■ **Exercise directions**
Take the lines from the top down to and including the one with "19.1, 20.5, 18.1]" and repeat them exactly. Omit images.

■ **Data excerpt**
• • • • • • •

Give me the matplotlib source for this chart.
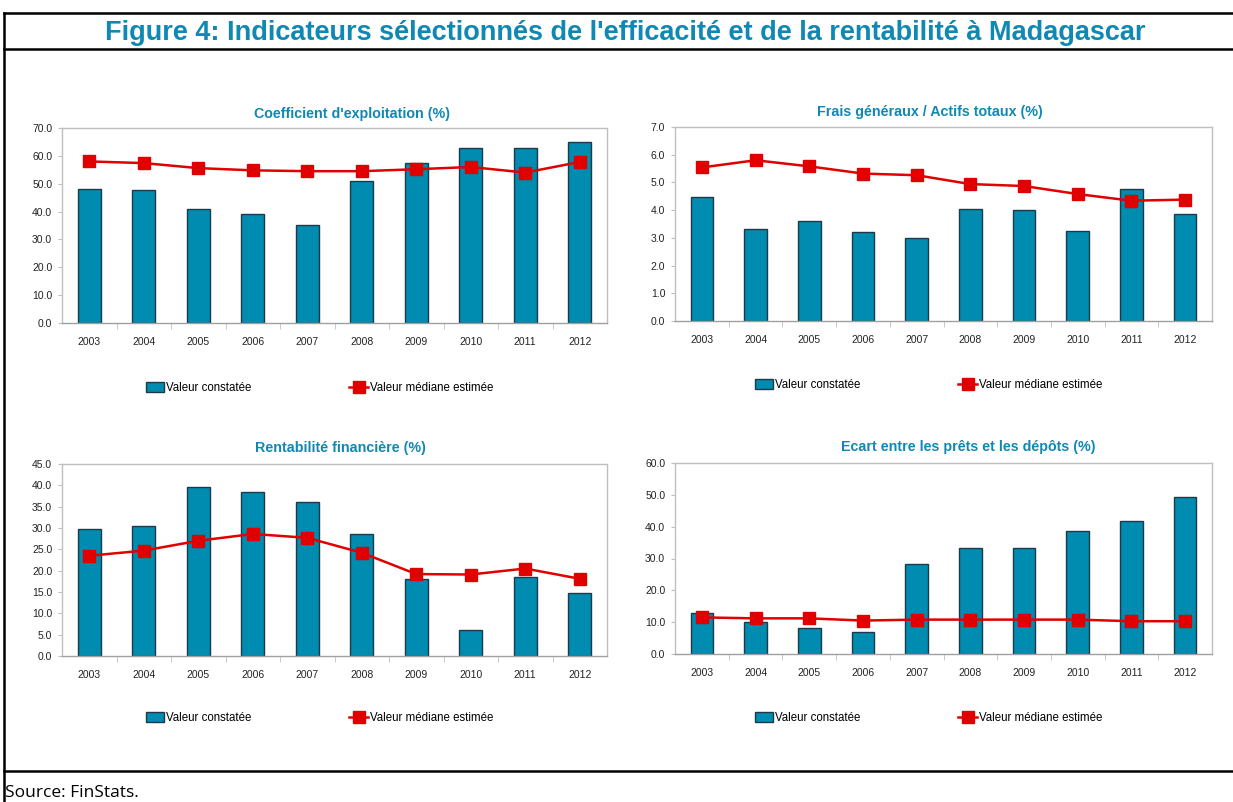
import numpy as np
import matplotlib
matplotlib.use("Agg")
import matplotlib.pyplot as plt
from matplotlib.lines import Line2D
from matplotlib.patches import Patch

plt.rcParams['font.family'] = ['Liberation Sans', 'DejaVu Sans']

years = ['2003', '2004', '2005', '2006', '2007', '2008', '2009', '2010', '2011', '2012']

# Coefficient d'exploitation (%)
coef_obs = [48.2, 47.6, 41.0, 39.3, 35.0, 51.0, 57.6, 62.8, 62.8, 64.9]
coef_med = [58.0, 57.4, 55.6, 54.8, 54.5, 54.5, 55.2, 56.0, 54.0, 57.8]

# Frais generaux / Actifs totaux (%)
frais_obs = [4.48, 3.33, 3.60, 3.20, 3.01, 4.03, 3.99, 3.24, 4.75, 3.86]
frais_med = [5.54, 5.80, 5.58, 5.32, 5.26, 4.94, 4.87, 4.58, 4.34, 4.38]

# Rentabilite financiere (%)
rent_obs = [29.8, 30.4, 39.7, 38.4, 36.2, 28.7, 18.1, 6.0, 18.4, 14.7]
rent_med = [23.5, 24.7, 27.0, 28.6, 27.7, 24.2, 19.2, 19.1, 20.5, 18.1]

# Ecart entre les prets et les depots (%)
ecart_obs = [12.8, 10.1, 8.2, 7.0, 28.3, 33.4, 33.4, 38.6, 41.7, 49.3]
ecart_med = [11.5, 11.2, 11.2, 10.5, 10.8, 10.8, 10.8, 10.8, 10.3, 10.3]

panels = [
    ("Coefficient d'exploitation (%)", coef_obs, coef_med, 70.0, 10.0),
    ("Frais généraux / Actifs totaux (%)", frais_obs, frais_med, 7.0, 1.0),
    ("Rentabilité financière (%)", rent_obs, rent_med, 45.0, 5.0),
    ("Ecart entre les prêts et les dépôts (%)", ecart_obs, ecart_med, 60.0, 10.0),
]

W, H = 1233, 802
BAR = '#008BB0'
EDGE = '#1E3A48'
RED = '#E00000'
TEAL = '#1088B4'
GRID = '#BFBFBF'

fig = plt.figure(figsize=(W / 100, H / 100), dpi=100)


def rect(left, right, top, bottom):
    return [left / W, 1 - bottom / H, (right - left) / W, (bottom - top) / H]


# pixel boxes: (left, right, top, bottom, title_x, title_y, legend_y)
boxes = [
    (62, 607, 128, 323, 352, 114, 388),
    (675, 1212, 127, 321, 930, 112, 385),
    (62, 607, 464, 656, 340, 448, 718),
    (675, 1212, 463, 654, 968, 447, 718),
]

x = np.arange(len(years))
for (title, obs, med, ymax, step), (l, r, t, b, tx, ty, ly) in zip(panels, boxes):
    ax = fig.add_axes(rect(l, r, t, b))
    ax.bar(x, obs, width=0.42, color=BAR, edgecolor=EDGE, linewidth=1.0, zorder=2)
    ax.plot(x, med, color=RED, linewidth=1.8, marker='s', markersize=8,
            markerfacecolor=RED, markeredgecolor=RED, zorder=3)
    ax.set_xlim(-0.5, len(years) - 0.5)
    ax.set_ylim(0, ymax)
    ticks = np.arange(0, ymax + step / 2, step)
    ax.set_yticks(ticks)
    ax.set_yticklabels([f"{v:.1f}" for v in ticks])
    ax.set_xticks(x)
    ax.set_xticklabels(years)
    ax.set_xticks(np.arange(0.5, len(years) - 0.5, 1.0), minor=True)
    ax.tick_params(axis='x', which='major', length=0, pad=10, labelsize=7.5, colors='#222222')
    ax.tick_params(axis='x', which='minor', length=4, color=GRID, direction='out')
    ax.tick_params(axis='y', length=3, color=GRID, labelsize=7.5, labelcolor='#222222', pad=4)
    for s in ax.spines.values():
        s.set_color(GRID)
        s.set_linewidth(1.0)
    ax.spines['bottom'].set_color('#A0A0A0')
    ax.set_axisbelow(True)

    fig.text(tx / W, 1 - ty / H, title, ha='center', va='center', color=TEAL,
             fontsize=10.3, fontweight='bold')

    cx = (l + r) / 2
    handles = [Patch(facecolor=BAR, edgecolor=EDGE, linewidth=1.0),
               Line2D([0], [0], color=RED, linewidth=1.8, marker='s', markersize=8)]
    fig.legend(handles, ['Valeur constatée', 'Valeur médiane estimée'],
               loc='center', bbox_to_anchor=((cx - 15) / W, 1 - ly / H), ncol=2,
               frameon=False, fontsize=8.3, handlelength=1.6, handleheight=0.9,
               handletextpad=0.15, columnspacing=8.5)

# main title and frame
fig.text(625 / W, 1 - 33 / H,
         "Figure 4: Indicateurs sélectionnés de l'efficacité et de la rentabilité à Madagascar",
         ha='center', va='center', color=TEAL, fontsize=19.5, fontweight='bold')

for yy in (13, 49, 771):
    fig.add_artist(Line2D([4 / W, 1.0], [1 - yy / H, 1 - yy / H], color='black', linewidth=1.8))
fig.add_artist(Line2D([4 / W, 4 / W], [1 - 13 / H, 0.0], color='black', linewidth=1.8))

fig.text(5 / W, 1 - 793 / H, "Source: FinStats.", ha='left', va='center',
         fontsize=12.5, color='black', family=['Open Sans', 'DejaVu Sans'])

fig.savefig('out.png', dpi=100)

• • • • • • •

■ **Answer for this exercise**
Give me the matplotlib source for this chart.
import numpy as np
import matplotlib
matplotlib.use("Agg")
import matplotlib.pyplot as plt
from matplotlib.lines import Line2D
from matplotlib.patches import Patch

plt.rcParams['font.family'] = ['Liberation Sans', 'DejaVu Sans']

years = ['2003', '2004', '2005', '2006', '2007', '2008', '2009', '2010', '2011', '2012']

# Coefficient d'exploitation (%)
coef_obs = [48.2, 47.6, 41.0, 39.3, 35.0, 51.0, 57.6, 62.8, 62.8, 64.9]
coef_med = [58.0, 57.4, 55.6, 54.8, 54.5, 54.5, 55.2, 56.0, 54.0, 57.8]

# Frais generaux / Actifs totaux (%)
frais_obs = [4.48, 3.33, 3.60, 3.20, 3.01, 4.03, 3.99, 3.24, 4.75, 3.86]
frais_med = [5.54, 5.80, 5.58, 5.32, 5.26, 4.94, 4.87, 4.58, 4.34, 4.38]

# Rentabilite financiere (%)
rent_obs = [29.8, 30.4, 39.7, 38.4, 36.2, 28.7, 18.1, 6.0, 18.4, 14.7]
rent_med = [23.5, 24.7, 27.0, 28.6, 27.7, 24.2, 19.2, 19.1, 20.5, 18.1]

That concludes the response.